Code	Value	% age	Description
J	164	6.76	Translation, ribosomal structure, and biogenesis
A	1	0.04	RNA processing and modification
K	100	4.12	Transcription
L	102	4.20	Replication, recombination, and repair
B	3	0.12	Chromatin structure and dynamics
D	20	0.82	Cell cycle control, cell division, chromosome partitioning
Y	0	0.00	Nuclear structure
V	37	1.53	Defense mechanisms
T	55	2.27	Signal transduction mechanisms
M	79	3.26	Cell wall/membrane biogenesis
N	28	1.15	Cell motility
Z	0	0.00	Cytoskeleton
W	0	0.00	Extracellular structures
U	28	1.15	Intracellular trafficking and secretion, and vesicular transport
O	88	3.63	Post-translational modification, protein turnover, chaperones
C	162	6.68	Energy production and conversion
G	121	4.99	Carbohydrate transport and metabolism
E	299	12.32	Amino acid transport and metabolism
F	76	3.13	Nucleotide transport and metabolism
H	109	4.49	Coenzyme transport and metabolism
I	80	3.30	Lipid transport and metabolism
P	173	7.13	Inorganic ion transport and metabolism
Q	46	1.90	Secondary metabolism biosynthesis, transport, and catabolism
R	392	16.16	General function prediction only
S	263	10.84	Function unknown
-	1961	47.26	Not in COGs

The total is based on the total number of protein coding genes in the genome

Insights from the genome sequence

The genome analysis of D43T revealed genes involved in glycine betaine synthesis—including betaine aldehyde dehydrogenase, glycine betaine demethylase, and choline-glycine betaine transporter gene—that allow to maintain osmotic balance in hypersaline environments.

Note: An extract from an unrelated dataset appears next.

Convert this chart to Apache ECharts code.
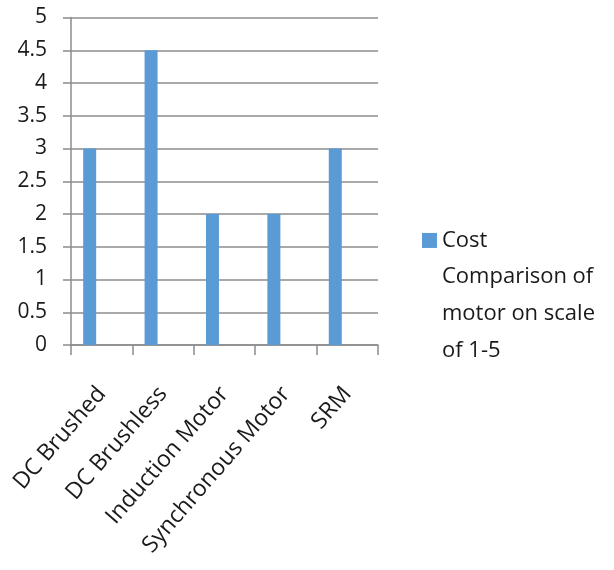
<!DOCTYPE html>
<html><head><meta charset="utf-8">
<script src="https://cdn.jsdelivr.net/npm/echarts@6/dist/echarts.min.js"></script>
<style>html,body{margin:0;padding:0;background:#fff}#c{width:614px;height:570px}</style>
</head><body><div id="c"></div>
<script>
const categories = ['DC Brushed', 'DC Brushless', 'Induction Motor', 'Synchronous Motor', 'SRM'];
const costValues = [3, 4.5, 2, 2, 3];
const seriesName = 'Cost Comparison of motor on scale of 1-5';
const legendLines = ['Cost', 'Comparison of', 'motor on scale', 'of 1-5'];

const FONT = '"Open Sans", sans-serif';
const chart = echarts.init(document.getElementById('c'), null, {renderer: 'canvas'});
chart.setOption({
  animation: false,
  backgroundColor: '#fff',
  grid: {left: 71, right: 236, top: 17.5, bottom: 225, containLabel: false},
  legend: {
    data: [seriesName],
    orient: 'vertical',
    left: 422, top: 112, padding: 0,
    icon: 'rect', itemWidth: 15, itemHeight: 15,
    // blank lines above keep the first text line level with the icon
    formatter: () => '\n\n\n' + legendLines.join('\n'),
    textStyle: {fontFamily: FONT, fontSize: 22, color: '#1a1a1a', lineHeight: 36.7}
  },
  xAxis: {
    type: 'category', data: categories,
    axisLine: {lineStyle: {color: '#8c8c8c', width: 1.5}},
    axisTick: {show: true, length: 10, lineStyle: {color: '#8c8c8c', width: 1.5}},
    axisLabel: {rotate: 49, margin: 45, fontFamily: FONT, fontSize: 23, color: '#1a1a1a', interval: 0}
  },
  yAxis: {
    type: 'value', min: 0, max: 5, interval: 0.5,
    axisLine: {show: true, lineStyle: {color: '#8c8c8c', width: 1.5}},
    axisTick: {show: true, length: 8, lineStyle: {color: '#8c8c8c', width: 1.5}},
    splitLine: {lineStyle: {color: '#8c8c8c', width: 1.5}},
    axisLabel: {margin: 24, fontFamily: FONT, fontSize: 21, color: '#1a1a1a'}
  },
  series: [
    {name: seriesName, type: 'bar', data: costValues, barWidth: 13, barGap: '85%', itemStyle: {color: '#5b9bd5'}},
    {name: 'spacer', type: 'bar', data: [], barWidth: 13}
  ]
});
</script></body></html>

In addtion, trehalose-related genes of trehalose-6-phosphate synthase, trehalose-6-phosphatase, trehalose-6-phosphate synthase and trehalose-6-phosphate hydrolase, and trehalose-utilization protein genes were analyzed in the genome sequences of D43T. The genes related with trehalose synthesis in the genome show the possibility of trehalose production that is important in food industry.

Conclusions

The draft genome sequences of the extremely halophilic archaeon isolated from the salt-fermented seafood were analyzed. Genes related with glycine betaine and trehalose for the survival in extreme environments were identified. The extremely halophilic archaeon could be a valuable resource for biotechnological applications because hypersaline conditions minimize the risk of contamination by other microorganisms. Further characterization of halophilic enzymes of the haloarchaea based on the genomic analyses can provide more detailed information on enzyme structures and potential industrial applications.